The paper is organized as follows. In Section 2 we derive from the low 
energy string effective action the WDW equation for homogeneous, 
spatially flat cosmological backgrounds, including a non-trivial 
antisymmetric (torsion) tensor. We show, in particular, that the 
operator ordering problem is trivially solved because of the $O(d,d)$ 
covariance of the kinetic part of the Hamiltonian, which implies a 
globally flat minisuperspace metric. In Section 3 we study the free wave 
equation, and we identify the left and right moving modes in superspace 
with the two branches of the classical vacuum solution. The reader not 
interested in technical complications due to the presence of a 
non-trivial torsion background can move directly to Section 4, where we 
give two self-contained examples of ``quantum" branch changing, in the  
two-dimensional minisuperspace parameterized  by the  
dilaton field and by the (isotropic) metric scale factor. While the 
first example has a classic analogue, the second corresponds to a background 
configuration in which branch changing is classically forbidden. A brief 
summary, and our concluding remarks, are finally presented in Section 5.

\vskip 2 cm
\renewcommand{\theequation}{2.\arabic{equation}}
\setcounter{equation}{0}
\section{O(d,d)-covariant Wheeler-De Witt equation}

At low energy, the tree-level, $(d+1)$-dimensional (super)string 
effective action can be written as \cite{12}
\beq
S=-{1\over 2\la_s^{d-1}}\int d^{d+1}x \sqrt{|g|}e^{-\phi}\left(R+
\pa_\mu\phi\pa^\mu\phi-{1\over 12}H_{\mu\nu\a}H^{\mu\nu\a}+V\right).
\label{21}
\eeq
Here $\phi$ is the dilaton field, $H_{\mu\nu\a}$ is the field strength 
of the two-index antisymmetric torsion tensor $B_{\mu\nu}=-B_{\nu\mu}$, 
and $\la_s\equiv (\ap)^{1/2}$ is the fundamental string length parameter 
governing the high derivative expansion of the action.

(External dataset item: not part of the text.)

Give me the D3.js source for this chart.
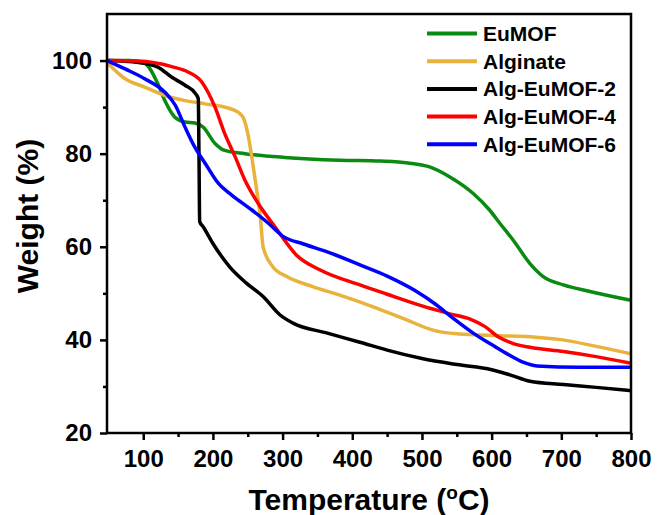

Note that we have 
included a possible dilaton potential $V$,  
and we have chosen to work in the String (or Brans-Dicke frame), whose 
metric coincides with the sigma-model metric to which strings are 
directly coupled. The more conventional choice of the Einstein frame 
leads to an equivalent description of the same cosmological scenario 
\cite{3,13}, but it is less convenient for exploiting the duality 
symmetries of the underlying theory.

We shall consider, in this paper, homogeneous backgrounds with $d$ 
Abelian isometries, for which a synchronous frame exists where 
$g_{00}=1$, $g_{0i}=0=B_{0i}$, and the fields are independent of all 
space-like coordinates $x^i$ ($i,j=1,..,d$). We also assume spatial 
sections of finite volume, $(\int d^dx\sqrt{|g|})_{t={\rm const}}<\infty$. For 
such backgrounds the action can be rewritten as \cite{14}
\beq
S=-{\ls\over 2}\int dt e^{-\fb}\left[(\dot{\fb})^2+{1\over 8}{\rm Tr}
~\dot M(M^{-1})\dot{}+V\right]
\label{22}
\eeq
where a dot denotes differentiation with respect to the cosmic time $t$, 
and we have chosen to express length and energies in string units 
through $\ls$. Here $\fb$ is the `` shifted" dilaton field,
\beq
\fb=\phi-\ln|{\rm det}~ g_{\mu\nu}|^{1/2}
\label{23}
\eeq
(we have absorbed into $\phi$ the constant shift $-\ln(\ls^{-d}\int 
d^dx)$ required to secure the scalar behaviour of $\fb$ under coordinate 
reparametrization). Finally, $M$ is the $2d\times 2d$ matrix
\beq
M=\pmatrix{G^{-1} & -G^{-1}B \cr
BG^{-1} & G-BG^{-1}B \cr}
\label{24}
\eeq
where $G$ and $B$ are, respectively, matrix representations of the spatial 
part of the metric ($g_{ij}$) and of the antisymmetric tensor ($B_{ij}$). 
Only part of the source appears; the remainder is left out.